First big Taiwan bank merger in years looks likely

Written by Kapronasia || September 24 2024

Taiwan has long been one of the most overbanked markets in Asia. Strolling the streets of Taipei, one sees a plethora of physical bank branches. Overall, Taiwan has 37 banks, 21 life insurers and 50 securities brokers for a market of just 23 million people. Despite regulatory pressure for consolidation, there have been very few bank mergers in Taiwan over the past two decades.

The most recent merger in Taiwan was between Fubon Financial Holding Co. and Jih Sun Financial Holdings in 2022-2023. The two’s bank subsidiaries held a combined market share of 5.7% in deposits before the transaction, notes Fitch Ratings. Given the small scale of the deal, “it will have no material impact on the sector’s highly fragmented nature,” Fitch said.However, there is now a much larger deal that is likely to happen: a US$17 billion merger between Shin Kong Commercial Bank and Taishin Holdings. If successful, it will be the largest ever financial sector M&A deal in Taiwan’s history. Taishin plans to acquire 100% of Shin Kong through a share swap under a deal agreed by the two groups in August. Shin Kong and Taishin are controlled by different brothers from the Wu family, one of Taiwan’s wealthiest families.

Taiwan’s CTBC Financial had also sought to acquire Shin Kong in a hostile takeover, but withdrew its bid in the face of opposition from the Financial Supervisory Commission (FSC). The FSC said that the tender offer included stock as part of its payment for Shin Kong Financial shares, which the commission was concerned would not adequately protect the shareholders of the two companies. FSC Vice Chairperson Jean Chiu said that the commission's rejection was "adamant."
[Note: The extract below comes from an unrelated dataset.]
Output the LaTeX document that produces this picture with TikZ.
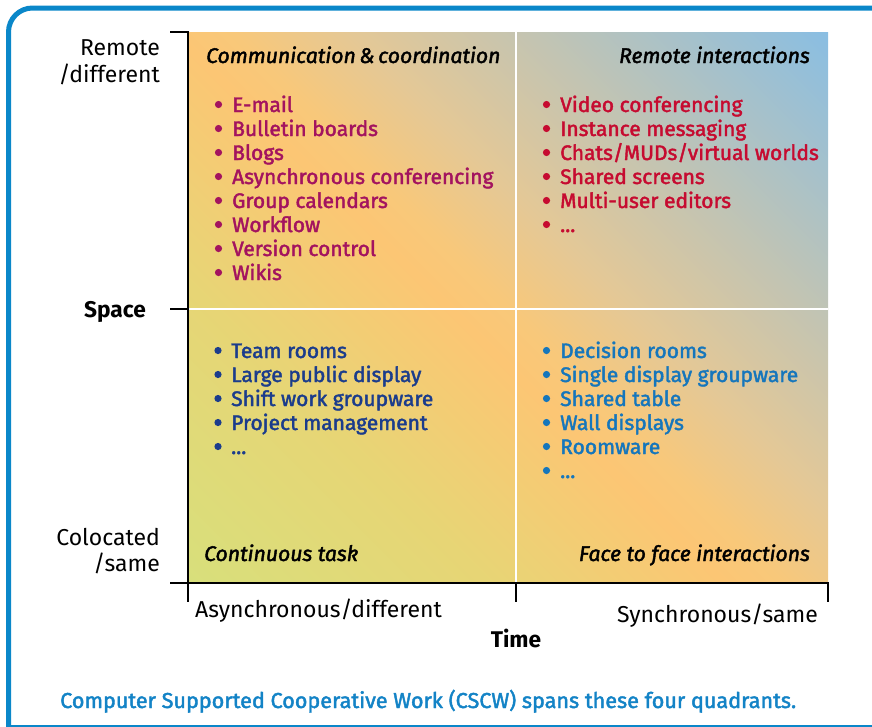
\documentclass[tikz,border=0pt]{standalone}
\usepackage{fontspec}
\setmainfont{Fira Sans}
\newfontfamily\medfont{Fira Sans}[UprightFeatures={FakeBold=2}, ItalicFeatures={FakeBold=2}]
\definecolor{frameblue}{HTML}{0A87C9}
\definecolor{capblue}{HTML}{1383C6}
\definecolor{tlmag}{HTML}{A3135F}
\definecolor{trred}{HTML}{C60B30}
\definecolor{blnavy}{HTML}{1B3C8C}
\definecolor{brblue}{HTML}{1576BC}
\definecolor{g0}{HTML}{D8DF7B}
\definecolor{g1}{HTML}{E7D575}
\definecolor{g2}{HTML}{FCC674}
\definecolor{g3}{HTML}{F8C87A}
\definecolor{g4}{HTML}{E4C896}
\definecolor{g5}{HTML}{C3C4B2}
\definecolor{g6}{HTML}{8ABEE2}
\pgfdeclarehorizontalshading{cscw}{100bp}{color(0bp)=(g0); color(14.64bp)=(g0); color(32.32bp)=(g1); color(46.46bp)=(g2); color(50bp)=(g3); color(57.07bp)=(g4); color(67.68bp)=(g5); color(85.36bp)=(g6); color(100bp)=(g6)}
\newcommand\threedots{...}
\tikzset{
  lbl/.style={inner sep=0pt, font=\fontsize{23}{27}\selectfont},
  bold/.style={inner sep=0pt, font=\bfseries\fontsize{22.7}{26}\selectfont},
  itm/.style={inner sep=0pt, anchor=base west, font=\medfont\fontsize{21}{24}\selectfont},
  hd/.style={inner sep=0pt, font=\medfont\itshape\fontsize{21.2}{24}\selectfont},
  axisline/.style={line width=2.6pt},
  divider/.style={white, line width=2.4pt},
  frame/.style={draw=frameblue, line width=5pt},
  dot/.style={radius=3.6pt}
}
\begin{document}
\begin{tikzpicture}[x=1pt,y=-1pt]
\useasboundingbox (0,0) rectangle (872,726);
% frame
\draw[frame] (8.5,727) [rounded corners=24pt] -- (8.5,8) -- (880,8);
\draw[frame] (8.5,727) -- (880,727);
% panel
\shade[shading=cscw, shading angle=45] (188,32) rectangle (828,583);
\draw[divider] (516,32) -- (516,583);
\draw[divider] (189,309) -- (828,309);
% axes
\draw[axisline] (170,32) -- (188,32) -- (188,602);
\draw[axisline] (170,583) -- (828,583) -- (828,602);
\draw[axisline] (516,583) -- (516,602);
\draw[axisline] (170,309) -- (188,309);
% axis labels
\node[lbl, anchor=base east] (rem1) at (160,55) {Remote};
\node[lbl, anchor=base east] (rem2) at (160,82) {/different};
\node[bold, anchor=base east] (space) at (146,317) {Space};
\node[lbl, anchor=base east] (col1) at (160,545) {Colocated};
\node[lbl, anchor=base east] (col2) at (160,571) {/same};
\node[lbl, anchor=base west] (async) at (195,617) {Asynchronous/different};
\node[lbl, anchor=base east] (sync) at (818,622) {Synchronous/same};
\node[bold, anchor=base] (time) at (516,647) {Time};
% headings
\node[hd, anchor=base west] (h1) at (206,63) {Communication\,\&\,coordination};
\node[hd, anchor=base east] (h2) at (810,63) {Remote interactions};
\node[hd, anchor=base west] (h3) at (204,561) {Continuous task};
\node[hd, anchor=base east] (h4) at (810,561) {Face to face interactions};
% lists
\foreach \t [count=\i from 0] in {E-mail,Bulletin boards,Blogs,Asynchronous conferencing,Group calendars,Workflow,Version control,Wikis}{
  \fill[tlmag] (218.5,{104.5+24*\i}) circle[dot];
  \node[itm, text=tlmag] (tl\i) at (232,{112+24*\i}) {\t};}
\foreach \t [count=\i from 0] in {Video conferencing,Instance messaging,Chats/MUDs/virtual worlds,Shared screens,Multi-user editors,\threedots}{
  \fill[trred] (546.5,{104.5+24*\i}) circle[dot];
  \node[itm, text=trred] (tr\i) at (560,{112+24*\i}) {\t};}
\foreach \t [count=\i from 0] in {Team rooms,Large public display,Shift work groupware,Project management,\threedots}{
  \fill[blnavy] (218,{350.5+24*\i}) circle[dot];
  \node[itm, text=blnavy] (bl\i) at (231,{358+24*\i}) {\t};}
\foreach \t [count=\i from 0] in {Decision rooms,Single display groupware,Shared table,Wall displays,Roomware,\threedots}{
  \fill[brblue] (546.5,{350.5+24*\i}) circle[dot];
  \node[itm, text=brblue] (br\i) at (560,{358+24*\i}) {\t};}
% caption
\node[itm, text=capblue, font=\medfont\fontsize{21.6}{24}\selectfont] (cap) at (60,708) {Computer Supported Cooperative Work (CSCW) spans these four quadrants.};
\end{tikzpicture}
\end{document}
However, some analysts believe the regulator simply did not want to see a hostile takeover happen.

The merger of Shin Kong and Taishin is likely to be beneficial for the overseas aspirations of Taiwan’s banking sector. While many Taiwanese banks have a presence in both China and Southeast Asia, they typically lack the scale to compete internationally with the likes of large U.S., European or Japanese lenders.